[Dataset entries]
[START]
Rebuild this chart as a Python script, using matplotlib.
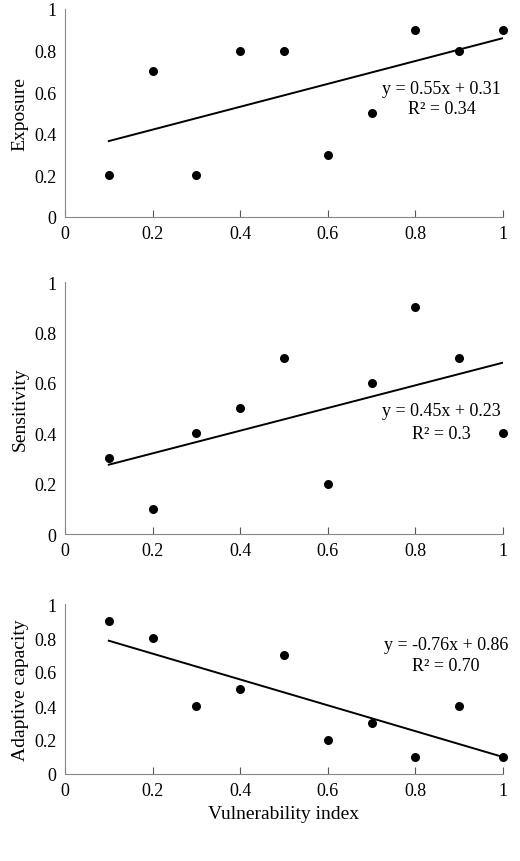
import matplotlib.pyplot as plt
import numpy as np

plt.rcParams['font.family'] = ['Liberation Serif', 'DejaVu Serif']

vuln = [0.1, 0.2, 0.3, 0.4, 0.5, 0.6, 0.7, 0.8, 0.9, 1.0]
exposure = [0.2, 0.7, 0.2, 0.8, 0.8, 0.3, 0.5, 0.9, 0.8, 0.9]
sensitivity = [0.3, 0.1, 0.4, 0.5, 0.7, 0.2, 0.6, 0.9, 0.7, 0.4]
adaptive = [0.9, 0.8, 0.4, 0.5, 0.7, 0.2, 0.3, 0.1, 0.4, 0.1]
fits = [(0.55, 0.31, 'y = 0.55x + 0.31', 'R² = 0.34'),
        (0.45, 0.23, 'y = 0.45x + 0.23', 'R² = 0.3'),
        (-0.76, 0.86, 'y = -0.76x + 0.86', 'R² = 0.70')]
labels = ['Exposure', 'Sensitivity', 'Adaptive capacity']
# axes boxes in pixels: (top, bottom)
boxes = [(10, 218), (283, 535), (605, 775)]
text_pos = [(0.86, 0.62, 0.52), (0.86, 0.49, 0.40), (0.87, 0.76, 0.64)]

W, H = 520, 862
fig = plt.figure(figsize=(W / 100, H / 100), dpi=100)
x = np.array(vuln)
for i, ys in enumerate([exposure, sensitivity, adaptive]):
    top, bot = boxes[i]
    ax = fig.add_axes([65 / W, 1 - bot / H, (503 - 65) / W, (bot - top) / H])
    ax.scatter(x, ys, s=30, color='black', zorder=3, clip_on=False)
    a, b, eq, r2 = fits[i]
    xl = np.array([0.1, 1.0])
    ax.plot(xl, a * xl + b, color='black', lw=1.4)
    tx, ty1, ty2 = text_pos[i]
    ax.text(tx, ty1, eq, ha='center', va='center', fontsize=13)
    ax.text(tx, ty2, r2, ha='center', va='center', fontsize=13)
    ax.set_xlim(0, 1)
    ax.set_ylim(0, 1)
    ax.set_xticks(np.arange(0, 1.01, 0.2))
    ax.set_xticklabels(['0', '0.2', '0.4', '0.6', '0.8', '1'])
    ax.set_yticks(np.arange(0, 1.01, 0.2))
    ax.set_yticklabels(['0', '0.2', '0.4', '0.6', '0.8', '1'])
    ax.spines['top'].set_visible(False)
    ax.spines['right'].set_visible(False)
    ax.spines['left'].set_color('#888888')
    ax.spines['bottom'].set_color('#888888')
    ax.tick_params(axis='x', direction='in', labelsize=13, color='#555555', length=5, pad=6)
    ax.tick_params(axis='y', length=0, labelsize=13, pad=6)
    ax.set_ylabel(labels[i], fontsize=14)
    if i == 2:
        ax.set_xlabel('Vulnerability index', fontsize=14)

fig.savefig('out.png', dpi=100)
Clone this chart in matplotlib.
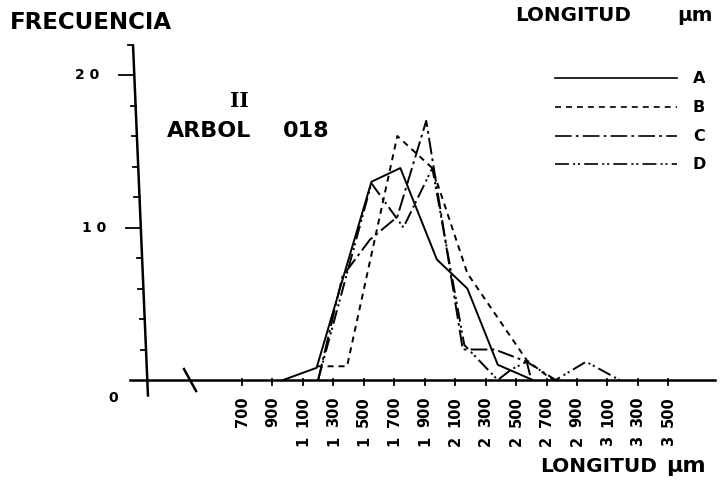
[END]
EXERCISE -
Copy out each record shown above without alteration, skipping any picture.

WRITTEN ANSWER -
Rebuild this chart as a Python script, using matplotlib.
import matplotlib.pyplot as plt
import numpy as np

plt.rcParams['font.family'] = ['Liberation Serif', 'DejaVu Serif']

vuln = [0.1, 0.2, 0.3, 0.4, 0.5, 0.6, 0.7, 0.8, 0.9, 1.0]
exposure = [0.2, 0.7, 0.2, 0.8, 0.8, 0.3, 0.5, 0.9, 0.8, 0.9]
sensitivity = [0.3, 0.1, 0.4, 0.5, 0.7, 0.2, 0.6, 0.9, 0.7, 0.4]
adaptive = [0.9, 0.8, 0.4, 0.5, 0.7, 0.2, 0.3, 0.1, 0.4, 0.1]
fits = [(0.55, 0.31, 'y = 0.55x + 0.31', 'R² = 0.34'),
        (0.45, 0.23, 'y = 0.45x + 0.23', 'R² = 0.3'),
        (-0.76, 0.86, 'y = -0.76x + 0.86', 'R² = 0.70')]
labels = ['Exposure', 'Sensitivity', 'Adaptive capacity']
# axes boxes in pixels: (top, bottom)
boxes = [(10, 218), (283, 535), (605, 775)]
text_pos = [(0.86, 0.62, 0.52), (0.86, 0.49, 0.40), (0.87, 0.76, 0.64)]

W, H = 520, 862
fig = plt.figure(figsize=(W / 100, H / 100), dpi=100)
x = np.array(vuln)
for i, ys in enumerate([exposure, sensitivity, adaptive]):
    top, bot = boxes[i]
    ax = fig.add_axes([65 / W, 1 - bot / H, (503 - 65) / W, (bot - top) / H])
    ax.scatter(x, ys, s=30, color='black', zorder=3, clip_on=False)
    a, b, eq, r2 = fits[i]
    xl = np.array([0.1, 1.0])
    ax.plot(xl, a * xl + b, color='black', lw=1.4)
    tx, ty1, ty2 = text_pos[i]
    ax.text(tx, ty1, eq, ha='center', va='center', fontsize=13)
    ax.text(tx, ty2, r2, ha='center', va='center', fontsize=13)
    ax.set_xlim(0, 1)
    ax.set_ylim(0, 1)
    ax.set_xticks(np.arange(0, 1.01, 0.2))
    ax.set_xticklabels(['0', '0.2', '0.4', '0.6', '0.8', '1'])
    ax.set_yticks(np.arange(0, 1.01, 0.2))
    ax.set_yticklabels(['0', '0.2', '0.4', '0.6', '0.8', '1'])
    ax.spines['top'].set_visible(False)
    ax.spines['right'].set_visible(False)
    ax.spines['left'].set_color('#888888')
    ax.spines['bottom'].set_color('#888888')
    ax.tick_params(axis='x', direction='in', labelsize=13, color='#555555', length=5, pad=6)
    ax.tick_params(axis='y', length=0, labelsize=13, pad=6)
    ax.set_ylabel(labels[i], fontsize=14)
    if i == 2:
        ax.set_xlabel('Vulnerability index', fontsize=14)

fig.savefig('out.png', dpi=100)
Clone this chart in matplotlib.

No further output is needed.